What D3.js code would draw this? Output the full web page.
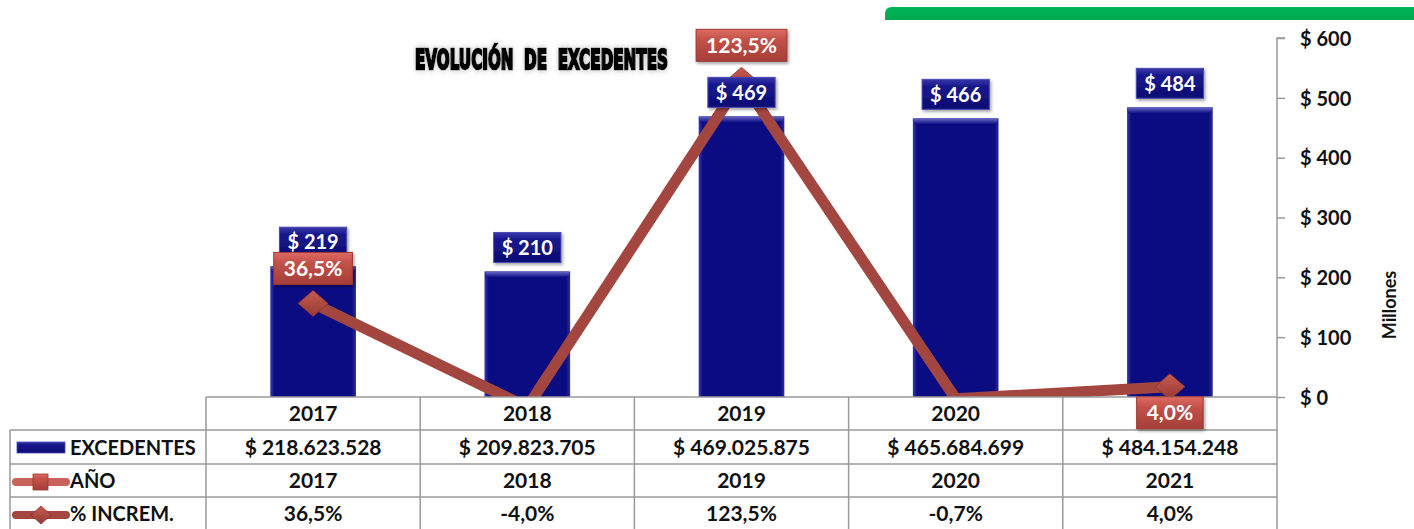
<!DOCTYPE html>
<html><head><meta charset="utf-8">
<script src="https://cdn.jsdelivr.net/npm/d3@7/dist/d3.min.js"></script>
<style>
html,body{margin:0;padding:0;background:#fff;}
svg{display:block;font-family:Lato,"Open Sans",sans-serif;}
</style></head>
<body>
<svg id="chart" width="1414" height="529"></svg>
<script>
// ---- data ----
const years = ["2017","2018","2019","2020","2021"];
const excedentes = [218623528, 209823705, 469025875, 465684699, 484154248];
const anio = [2017, 2018, 2019, 2020, 2021];
const increm = [36.5, -4.0, 123.5, -0.7, 4.0];
const yTicks = [0, 100, 200, 300, 400, 500, 600];
const rowLabels = ["EXCEDENTES", "AÑO", "% INCREM."];
const title = "EVOLUCIÓN  DE  EXCEDENTES";
const axisTitle = "Millones";

// ---- setup ----
const loc = d3.formatLocale({decimal: ",", thousands: ".", grouping: [3], currency: ["$ ", ""], minus: "-"});
const fmtMoney = loc.format("$,.0f");
const fmtPct = v => loc.format(".1f")(v) + "%";

const svg = d3.select("#chart");
const W = 1414, H = 529;
const plotTop = 38, plotBottom = 397, plotLeft = 206, plotRight = 1277;

const x = d3.scaleBand().domain(years).range([plotLeft, plotRight]).paddingInner(0.6).paddingOuter(0.3);
const step = x.step();
const y = d3.scaleLinear().domain([0, 600]).range([plotBottom, plotTop]);
const y2 = d3.scaleLinear().domain([0, 140]).range([plotBottom, plotTop]);

const defs = svg.append("defs");
function grad(id, stops, horiz) {
  const g = defs.append("linearGradient").attr("id", id)
    .attr("x1", 0).attr("y1", 0).attr("x2", horiz ? 1 : 0).attr("y2", horiz ? 0 : 1);
  stops.forEach(s => g.append("stop").attr("offset", s[0]).attr("stop-color", s[1]));
}
grad("barH", [["0%","#3a3aaa"],["5%","#0c0c82"],["95%","#0c0c82"],["100%","#2c2c9c"]], true);
grad("barTop", [["0%","#6a6ac8"],["100%","#0c0c82"]], false);
grad("blueBox", [["0%","#3838aa"],["25%","#17178c"],["100%","#0c0c74"]], false);
grad("redBox", [["0%","#de6c63"],["30%","#c4524b"],["100%","#a53e38"]], false);
grad("redMark", [["0%","#c95a51"],["100%","#933a33"]], false);
grad("greenBar", [["0%","#00b558"],["100%","#00a84f"]], false);
const sh = defs.append("filter").attr("id", "shadow").attr("x", "-20%").attr("y", "-20%").attr("width", "150%").attr("height", "160%");
sh.append("feDropShadow").attr("dx", 1.5).attr("dy", 2).attr("stdDeviation", 1.5).attr("flood-color", "#000").attr("flood-opacity", 0.35);
const tb = defs.append("filter").attr("id", "titleBlur").attr("x", "-5%").attr("y", "-30%").attr("width", "110%").attr("height", "160%");
tb.append("feGaussianBlur").attr("in", "SourceAlpha").attr("stdDeviation", 2).attr("result", "b");
tb.append("feFlood").attr("flood-color", "#bbb").attr("result", "c");
tb.append("feComposite").attr("in", "c").attr("in2", "b").attr("operator", "in").attr("result", "s");
const tm = tb.append("feMerge");
tm.append("feMergeNode").attr("in", "s");
tm.append("feMergeNode").attr("in", "SourceGraphic");
defs.append("clipPath").attr("id", "plotClip").append("rect")
  .attr("x", plotLeft).attr("y", 0).attr("width", plotRight - plotLeft).attr("height", plotBottom);

// green decoration bar
svg.append("path")
  .attr("d", `M885,20 L885,14 Q885,7 892,7 L${W},7 L${W},20 Z`)
  .attr("fill", "url(#greenBar)");

// title
svg.append("text").attr("transform", "translate(415,69) scale(1,1.5)")
  .attr("textLength", 253).attr("lengthAdjust", "spacingAndGlyphs")
  .style("white-space", "pre")
  .attr("font-family", "'DejaVu Sans Condensed','DejaVu Sans',sans-serif")
  .attr("font-weight", "bold").attr("font-size", 18)
  .attr("fill", "#000").attr("stroke", "#000").attr("stroke-width", 1.6)
  .attr("filter", "url(#titleBlur)")
  .text(title);

// ---- bars ----
const barData = years.map((yr, i) => ({yr, v: excedentes[i] / 1e6}));
const bars = svg.append("g");
bars.selectAll("rect.bar").data(barData).join("rect").attr("class", "bar")
  .attr("x", d => x(d.yr)).attr("width", x.bandwidth())
  .attr("y", d => y(d.v)).attr("height", d => y(0) - y(d.v))
  .attr("fill", "url(#barH)");
bars.selectAll("rect.bartop").data(barData).join("rect").attr("class", "bartop")
  .attr("x", d => x(d.yr) + 1).attr("width", x.bandwidth() - 2)
  .attr("y", d => y(d.v)).attr("height", 6)
  .attr("fill", "url(#barTop)");

// ---- % line ----
const lineData = years.map((yr, i) => ({yr, v: increm[i]}));
const cx = d => x(d.yr) + x.bandwidth() / 2;
const lineG = svg.append("g").attr("clip-path", "url(#plotClip)");
lineG.append("path").datum(lineData)
  .attr("d", d3.line().x(cx).y(d => y2(d.v)))
  .attr("fill", "none").attr("stroke", "#a3463f").attr("stroke-width", 11)
  .attr("stroke-linejoin", "miter").attr("stroke-miterlimit", 10);
lineG.selectAll("path.mk").data(lineData.filter(d => d.v >= 0)).join("path").attr("class", "mk")
  .attr("transform", d => `translate(${cx(d)},${y2(d.v)})`)
  .attr("d", "M0,-13 L15,0 L0,13 L-15,0 Z")
  .attr("fill", "url(#redMark)").attr("stroke", "#8a332d").attr("stroke-width", 0.8);

// ---- right axis ----
const axG = svg.append("g").attr("transform", `translate(${plotRight},0)`);
axG.call(d3.axisRight(y).tickValues(yTicks).tickSize(8).tickPadding(15).tickFormat(v => "$ " + v));
axG.select(".domain").attr("stroke", "#9a9a9a").attr("stroke-width", 1.5)
  .attr("d", `M8,${plotTop}H0V${H}`);
axG.selectAll(".tick line").attr("stroke", "#9a9a9a").attr("stroke-width", 1.5);
axG.selectAll(".tick text").attr("font-family", "Lato,sans-serif").attr("font-weight", "bold")
  .attr("font-size", 20).attr("fill", "#111").attr("dy", "0.36em");
svg.append("text").attr("transform", `translate(1396,305) rotate(-90)`)
  .attr("text-anchor", "middle").attr("font-weight", "bold").attr("font-size", 18).attr("fill", "#111")
  .text(axisTitle);

// ---- data table ----
const rowTops = [397, 430, 464, 497, 530];
const tableLeft = 10;
const tg = svg.append("g").attr("stroke", "#9a9a9a").attr("stroke-width", 1.5);
tg.append("line").attr("x1", plotLeft).attr("x2", plotRight).attr("y1", rowTops[0]).attr("y2", rowTops[0]);
rowTops.slice(1, 4).forEach(r => tg.append("line").attr("x1", tableLeft).attr("x2", plotRight).attr("y1", r).attr("y2", r));
tg.append("line").attr("x1", tableLeft).attr("x2", tableLeft).attr("y1", rowTops[1]).attr("y2", H);
years.forEach(yr => {
  const xl = x(yr) - (step - x.bandwidth()) / 2;
  tg.append("line").attr("x1", xl).attr("x2", xl).attr("y1", rowTops[0]).attr("y2", H);
});

const rowsText = [
  years,
  excedentes.map(fmtMoney),
  anio.map(String),
  increm.map(fmtPct)
];
const txtG = svg.append("g").attr("font-weight", "bold").attr("font-size", 21).attr("fill", "#111");
rowsText.forEach((row, r) => {
  const cy = (rowTops[r] + rowTops[r + 1]) / 2;
  row.forEach((t, i) => {
    txtG.append("text").attr("x", x(years[i]) + x.bandwidth() / 2).attr("y", cy + 7.5)
      .attr("text-anchor", "middle").text(t);
  });
});
rowLabels.forEach((t, r) => {
  const cy = (rowTops[r + 1] + rowTops[r + 2]) / 2;
  txtG.append("text").attr("x", 70).attr("y", cy + 7.5).attr("font-size", 20).text(t);
});
// legend keys
const lk = svg.append("g");
lk.append("rect").attr("x", 17).attr("y", 442).attr("width", 48).attr("height", 11)
  .attr("fill", "url(#blueBox)").attr("stroke", "#4a4ab4").attr("stroke-width", 0.8);
lk.append("line").attr("x1", 16).attr("x2", 66).attr("y1", 482).attr("y2", 482)
  .attr("stroke", "#c9625a").attr("stroke-width", 8).attr("stroke-linecap", "round");
lk.append("rect").attr("x", 33).attr("y", 474).attr("width", 15).attr("height", 16)
  .attr("fill", "url(#redBox)").attr("stroke", "#9a3a34").attr("stroke-width", 0.8);
lk.append("line").attr("x1", 16).attr("x2", 66).attr("y1", 515).attr("y2", 515)
  .attr("stroke", "#a3463f").attr("stroke-width", 8).attr("stroke-linecap", "round");
lk.append("path").attr("transform", "translate(41,515)").attr("d", "M0,-9 L10,0 L0,9 L-10,0 Z")
  .attr("fill", "url(#redMark)").attr("stroke", "#8a332d").attr("stroke-width", 0.8);

// ---- data labels (drawn last, on top) ----
function boxLabel(g, cxp, cyp, txt, fill, stroke, fs, padX, h) {
  const t = g.append("text").attr("x", cxp).attr("y", cyp + fs * 0.36)
    .attr("text-anchor", "middle").attr("font-weight", "bold").attr("font-size", fs)
    .attr("fill", "#fff").text(txt);
  const w = t.node().getComputedTextLength() + padX * 2;
  g.insert("rect", "text").attr("x", cxp - w / 2).attr("y", cyp - h / 2)
    .attr("width", w).attr("height", h).attr("fill", fill)
    .attr("stroke", stroke).attr("stroke-width", 1).attr("filter", "url(#shadow)");
}
barData.forEach(d => {
  const g = svg.append("g");
  boxLabel(g, cx(d), y(d.v) - 9 - 15, "$ " + Math.round(d.v), "url(#blueBox)", "#4a4ab4", 20, 8, 30);
});
lineData.forEach((d, i) => {
  if (d.v < 0) return;
  const g = svg.append("g");
  const below = i === lineData.length - 1;
  const cyp = below ? y2(d.v) + 10 + 16 : y2(d.v) - 19 - 16;
  boxLabel(g, cx(d), cyp, fmtPct(d.v), "url(#redBox)", "#9a3a34", 21, 10, 32);
});
</script>
</body></html>
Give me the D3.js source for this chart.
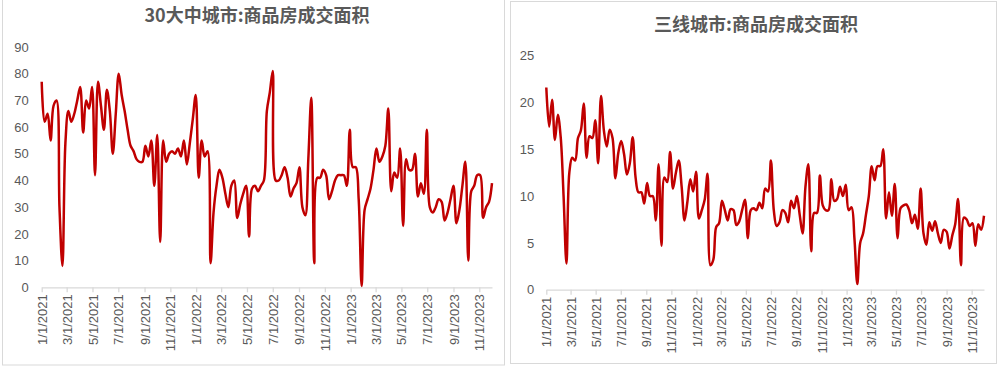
<!DOCTYPE html>
<html lang="zh">
<head>
<meta charset="UTF-8">
<title>商品房成交面积</title>
<script src="https://d3js.org/d3.v7.min.js"></script>
<style>
  body { margin: 0; background: #fff; }
  text { font-family: "Liberation Sans", Arial, sans-serif; fill: #595959; }
  .title { font-family: "Noto Sans CJK SC", sans-serif; font-size: 18px; font-weight: bold; }
</style>
</head>
<body>
<script>
// weekly series, first week 2021-01-01
var city30 = [77, 62, 65, 55, 68, 70, 30, 8, 54, 66, 62, 65, 70, 75, 58, 70, 67, 75, 42, 77,
  68, 59, 74, 66, 50, 65, 80, 72, 66, 59, 53, 51, 48, 47, 47, 53, 49, 55, 38, 57,
  17, 55, 47, 50, 51, 50, 52, 49, 55, 46, 54, 63, 72, 41, 55, 49, 51, 9, 28, 38,
  44, 41, 35, 30, 38, 40, 26, 31, 35, 38, 19, 37, 38, 36, 38, 40, 66, 73, 81, 40,
  40, 42, 45, 41, 34, 37, 39, 45, 30, 27, 48, 71, 9, 41, 41, 44, 42, 33, 36, 40,
  42, 42, 42, 38, 59, 45, 45, 33, 0.5, 29, 33, 37, 44, 52, 47, 49, 53, 67, 36, 43,
  41, 52, 23, 48, 44, 44, 50, 34, 39, 35, 59, 30, 28, 30, 33, 32, 25, 28, 33, 38,
  24, 29, 38, 47, 10, 36, 38, 42, 42, 26, 30, 32, 39];

var tier3 = [21.6, 17.4, 20.3, 16, 18.7, 16.3, 10, 2.8, 12.5, 14.1, 13.8, 16.2, 17, 19.9, 14.1, 16.4, 16.2, 18.1, 13.5, 20.7,
  17, 15.3, 17.1, 16.2, 11.9, 14.6, 15.9, 14.5, 12.3, 13.5, 16.3, 12, 10.4, 10.4, 9.2, 11.4, 10, 10, 7.4, 13.4,
  4.7, 12, 11.5, 14.7, 10.8, 12.5, 13.8, 11, 7.4, 9.4, 11.8, 10.5, 12.6, 7.6, 8.5, 9.6, 12.4, 2.6, 3.2, 6.7,
  7.1, 9.5, 8.5, 7.4, 8.6, 8.5, 6.9, 7.3, 8.5, 9.6, 5.5, 8.5, 8.7, 8.5, 9.3, 8.7, 10.8, 10.5, 13.8, 8.5,
  6.8, 7.2, 8.5, 8.2, 7.2, 9.5, 8.7, 10, 8, 6, 11, 13.4, 4.1, 8.2, 8.2, 12.2, 9, 8.5, 8.5, 11.8,
  9.5, 9.7, 11, 10, 11.2, 8.5, 8.8, 5.5, 0.6, 5, 6, 8, 10, 13.2, 11.7, 13.2, 13.2, 15, 7.6, 10.4,
  7.9, 11.3, 5.5, 8.7, 9, 9.1, 8.5, 7.1, 8, 6.5, 10.8, 6, 4.8, 7.2, 6.3, 7.3, 6, 5, 6.4, 6.2,
  4.4, 5.8, 7, 9.7, 2.6, 7.7, 7.5, 6.8, 7.1, 4.7, 7, 6.4, 7.9];

var tickDates = ["2021-01-01", "2021-03-01", "2021-05-01", "2021-07-01", "2021-09-01", "2021-11-01",
  "2022-01-01", "2022-03-01", "2022-05-01", "2022-07-01", "2022-09-01", "2022-11-01",
  "2023-01-01", "2023-03-01", "2023-05-01", "2023-07-01", "2023-09-01", "2023-11-01"];

var start = new Date(2021, 0, 1);
function weekDate(i) { return d3.timeDay.offset(start, i * 7); }
var ticks = tickDates.map(function (s) { return d3.timeParse("%Y-%m-%d")(s); });
var fmt = d3.timeFormat("%-m/%-d/%Y");

var svg = d3.select("body").append("svg")
  .attr("width", 999)
  .attr("height", 366);

// panel frames
svg.append("rect").attr("x", 2.5).attr("y", -2).attr("width", 502).attr("height", 367)
  .attr("fill", "none").attr("stroke", "#d9d9d9");
svg.append("rect").attr("x", 510.5).attr("y", 1.5).attr("width", 486).attr("height", 362)
  .attr("fill", "none").attr("stroke", "#d9d9d9");

function panel(cfg) {
  var n = cfg.values.length;
  var x = d3.scaleTime()
    .domain([start, weekDate(n - 1)])
    .range([cfg.x0, cfg.x1]);
  var y = d3.scaleLinear()
    .domain([0, cfg.max])
    .range([cfg.y0, cfg.y1]);

  svg.append("text").attr("class", "title")
    .attr("x", cfg.tx).attr("y", cfg.ty)
    .attr("text-anchor", "middle")
    .text(cfg.title);

  // y labels
  var yAxis = svg.append("g")
    .attr("transform", "translate(" + cfg.x0 + ",0)")
    .call(d3.axisLeft(y).tickValues(d3.range(0, cfg.max + 1, cfg.step)).tickSize(0).tickPadding(cfg.pad));
  yAxis.select(".domain").remove();
  yAxis.selectAll("text").attr("font-size", 13).attr("font-family", null).attr("fill", "#595959");

  // x axis
  var xAxis = svg.append("g")
    .attr("transform", "translate(0," + cfg.y0 + ")")
    .call(d3.axisBottom(x).tickValues(ticks).tickFormat(fmt).tickSize(5).tickSizeOuter(0));
  xAxis.select(".domain").attr("stroke", "#d9d9d9").attr("stroke-width", 1.3);
  xAxis.selectAll(".tick line").attr("stroke", "#d9d9d9").attr("stroke-width", 1.3);
  xAxis.selectAll(".tick text")
    .attr("font-size", 13).attr("font-family", null).attr("fill", "#595959")
    .attr("text-anchor", "end")
    .attr("y", 0).attr("x", -7).attr("dy", "0.35em")
    .attr("transform", "rotate(-90)");

  var line = d3.line()
    .x(function (d, i) { return x(weekDate(i)); })
    .y(function (d) { return y(d); })
    .curve(d3.curveCatmullRom.alpha(0.5));

  svg.append("path")
    .datum(cfg.values)
    .attr("d", line)
    .attr("fill", "none")
    .attr("stroke", "#c00000")
    .attr("stroke-width", 2.5)
    .attr("stroke-linejoin", "round");
}

panel({ values: city30, max: 90, step: 10, x0: 41.7, x1: 492, y0: 287.3, y1: 47, pad: 13,
  title: "30大中城市:商品房成交面积", tx: 257, ty: 22 });
panel({ values: tier3, max: 25, step: 5, x0: 546.3, x1: 984, y0: 289.7, y1: 55.7, pad: 12,
  title: "三线城市:商品房成交面积", tx: 756, ty: 31 });
</script>
</body>
</html>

:::

Exactly reproduce the run of lines from the start of the listing through the line with "d3.scaleLinear().domain([0, 140]).range([plotBottom, plotTop]);", inclusive; pictures are not copied.

What D3.js code would draw this? Output the full web page.
<!DOCTYPE html>
<html><head><meta charset="utf-8">
<script src="https://cdn.jsdelivr.net/npm/d3@7/dist/d3.min.js"></script>
<style>
html,body{margin:0;padding:0;background:#fff;}
svg{display:block;font-family:Lato,"Open Sans",sans-serif;}
</style></head>
<body>
<svg id="chart" width="1414" height="529"></svg>
<script>
// ---- data ----
const years = ["2017","2018","2019","2020","2021"];
const excedentes = [218623528, 209823705, 469025875, 465684699, 484154248];
const anio = [2017, 2018, 2019, 2020, 2021];
const increm = [36.5, -4.0, 123.5, -0.7, 4.0];
const yTicks = [0, 100, 200, 300, 400, 500, 600];
const rowLabels = ["EXCEDENTES", "AÑO", "% INCREM."];
const title = "EVOLUCIÓN  DE  EXCEDENTES";
const axisTitle = "Millones";

// ---- setup ----
const loc = d3.formatLocale({decimal: ",", thousands: ".", grouping: [3], currency: ["$ ", ""], minus: "-"});
const fmtMoney = loc.format("$,.0f");
const fmtPct = v => loc.format(".1f")(v) + "%";

const svg = d3.select("#chart");
const W = 1414, H = 529;
const plotTop = 38, plotBottom = 397, plotLeft = 206, plotRight = 1277;

const x = d3.scaleBand().domain(years).range([plotLeft, plotRight]).paddingInner(0.6).paddingOuter(0.3);
const step = x.step();
const y = d3.scaleLinear().domain([0, 600]).range([plotBottom, plotTop]);
const y2 = d3.scaleLinear().domain([0, 140]).range([plotBottom, plotTop]);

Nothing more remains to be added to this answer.